Prosciutto… just thinking about it makes my mouth water.
During my non-cooking, crazy-working days, I used to come home from the office, late at night, and I was so tired that the last thought on my mind was making dinner. I used to open the refrigerator and, to my relief, my lifesaving dinner option was always there waiting for me: some prosciutto, a buffalo mozzarella, some ripe red tomatoes and a
chilled bottle of white wine. I was as happy as a kid opening her presents on Christmas day!
Even nowadays that my lifestyle is quite different from what it used to be, I make sure that some prosciutto is always in my refrigerator, like some sort of Linus’ security blanket, and no day goes by without me eating at least a slice of it. What can I say? I’m addicted to prosciutto.
That’s why I came up with a number of recipes that include prosciutto as one of the key ingredients.
Here is a recipe for a delicious prosciutto and fennel based salad, that can be made in a short time, looks great and can be served as an appetizer.
So, with my mouth watering, shall we?
4 cups of baby romaine or baby lettuces
10 thin slices of prosciutto
1 bulb of fennel
24 pitted seasoned kalamata olives
1 egg yolk
3 spoons balsamic vinegar
¼ cup extravirgin olive oil
Put two plates on your kitchen counter and place the salad on each of them.
Rinse the bulb of fennel with water, dry it and, on a chopping board, cut the stalks and fronds off the bulb.

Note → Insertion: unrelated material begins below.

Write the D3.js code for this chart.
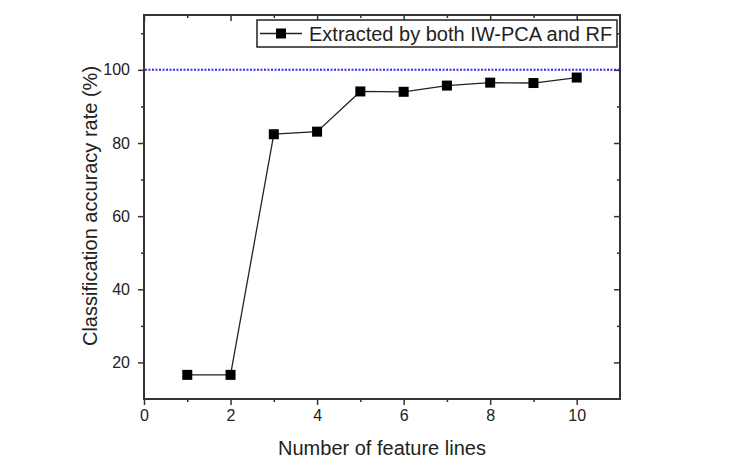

Discard the outer layer. Cut the bulb in half from top to bottom and place each half with the flat side facing down on the chopping board. Slice the fennel thinly and evenly with your knife and place the slices over the salad.
For each plate, put 10 pitted olives on the fennel slices, spreading them out evenly.
In a small bowl, whisk together the egg yolk with the balsamic vinegar. Add the olive oil, season with salt and pepper (to taste) and keep whisking for one minute.
Pour one spoon of dressing on the salad, spreading it out evenly.
Add the prosciutto slices so that the salad is covered by them. Cut the remaining four olives in half and put two of them on top of each plate to garnish. Add the rest of the dressing, spreading it out evenly.